Resistance is spoilt when the identities that constitute the we/they dichotomy become based in immutable identities that it should not consider as units of analysis in the first place, like ethnicity. The earlier labored division of people into categories of we, the Other, the other Others, and the Other-closest-to-us illustrated the weakness of political identities constituted in this way.

But how else can this identity be constituted?

We must shift away from a we (and a “they”) that is based in our selves. Such a superficial we, which might be based around any number of identities, be they religious, nationalist, ethnic, sexual, etcetera, is doomed to paralyze any resistance movement because it establishes inescapable categories of people to which not all persons can belong--and one requisite feature of any resistance concerned with emancipation, is that any person must have the ability to join, support, and benefit from it.

Our identity of resistance should not be based in actual facts about our selves.

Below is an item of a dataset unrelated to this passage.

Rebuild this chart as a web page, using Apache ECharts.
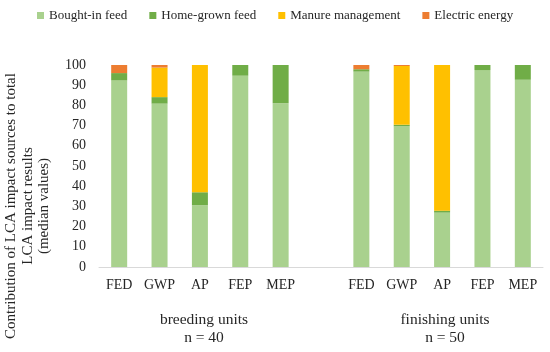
<!DOCTYPE html>
<html>
<head>
<meta charset="utf-8">
<script src="https://cdn.jsdelivr.net/npm/echarts@6/dist/echarts.min.js"></script>
<style>html,body{margin:0;padding:0;background:#fff;}#c{width:550px;height:352px;}</style>
</head>
<body>
<div id="c"></div>
<script>
const categories = ['FED','GWP','AP','FEP','MEP','', 'FED','GWP','AP','FEP','MEP'];
const boughtIn   = [92.4, 80.9, 30.5, 94.7, 81.0, null, 96.7, 69.6, 26.9, 97.5, 92.7];
const homeGrown  = [3.6,  3.2,  6.5,  5.3,  19.0, null, 1.2,  0.8,  1.0,  2.5,  7.3];
const manure     = [0,    14.6, 63.0, 0,    0,    null, 0,    29.1, 72.1, 0,    0];
const electric   = [4.0,  1.3,  0,    0,    0,    null, 2.1,  0.5,  0,    0,    0];
const seriesNames = ['Bought-in feed','Home-grown feed','Manure management','Electric energy'];
const yTicks = [0,10,20,30,40,50,60,70,80,90,100];
const groupLabels = [['breeding units','n = 40'],['finishing units','n = 50']];
const yTitle = ['Contribution of LCA impact sources to total','LCA impact results','(median values)'];

const FONT = 'Liberation Serif';
const TXT = '#262626';
const colors = ['#A9D18E','#70AD47','#FFC000','#ED7D31'];
const values = [boughtIn, homeGrown, manure, electric];

const chart = echarts.init(document.getElementById('c'));
chart.setOption({
  animation: false,
  color: colors,
  legend: {
    top: 4, left: 32,
    itemWidth: 7, itemHeight: 7, itemGap: 22,
    icon: 'rect',
    textStyle: {fontFamily: FONT, fontSize: 13, color: TXT},
    data: seriesNames
  },
  grid: {left: 99, right: 7, top: 65, bottom: 85},
  xAxis: {
    type: 'category', data: categories,
    axisLine: {lineStyle: {color: '#d9d9d9'}},
    axisTick: {show: false},
    axisLabel: {fontFamily: FONT, fontSize: 14, color: TXT, margin: 11, interval: 0}
  },
  yAxis: {
    type: 'value', min: yTicks[0], max: yTicks[yTicks.length-1], interval: 10,
    axisLine: {show: false}, axisTick: {show: false}, splitLine: {show: false},
    axisLabel: {fontFamily: FONT, fontSize: 14, color: TXT, margin: 13}
  },
  series: seriesNames.map((n, i) => ({
    name: n, type: 'bar', stack: 'total', barWidth: 16,
    data: values[i]
  })),
  graphic: [
    {type: 'text', x: 28, y: 206, rotation: Math.PI/2,
     style: {text: yTitle.join('\n'), font: '15px ' + FONT, fill: TXT, align: 'center', verticalAlign: 'middle', lineHeight: 16.5}},
    {type: 'text', x: 204, y: 329,
     style: {text: groupLabels[0].join('\n'), font: '15.5px ' + FONT, fill: TXT, align: 'center', verticalAlign: 'middle', lineHeight: 18}},
    {type: 'text', x: 445, y: 329,
     style: {text: groupLabels[1].join('\n'), font: '15.5px ' + FONT, fill: TXT, align: 'center', verticalAlign: 'middle', lineHeight: 18}}
  ]
});
</script>
</body>
</html>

Instead, it should be based around our purpose, or our cause--these are things to which any person can attach. They more accurately identify those who are with or against the resistance, and they are, at the root, based in ethical principles, thus decreasing the likelihood of an unwitting shift to an identity or a conflict grounded in non-ethical terms.

***

Arab, like Mexican, like Black, like Native American, is a political category established and used by the same people we are resisting. We should not use that label or that category politically, except in that context, in the context of undermining that system.

When it comes to being proactive, however, Arab is no longer a feasible political category. If we treat it as one, we are re-building ourselves in the image of those we resist.

***

The a-Rab is not an Arab magazine. a-Rab is not an ethnic category; it is a political one. a-Rab is our identity of resistance, and narrative is its means of expression and engagement.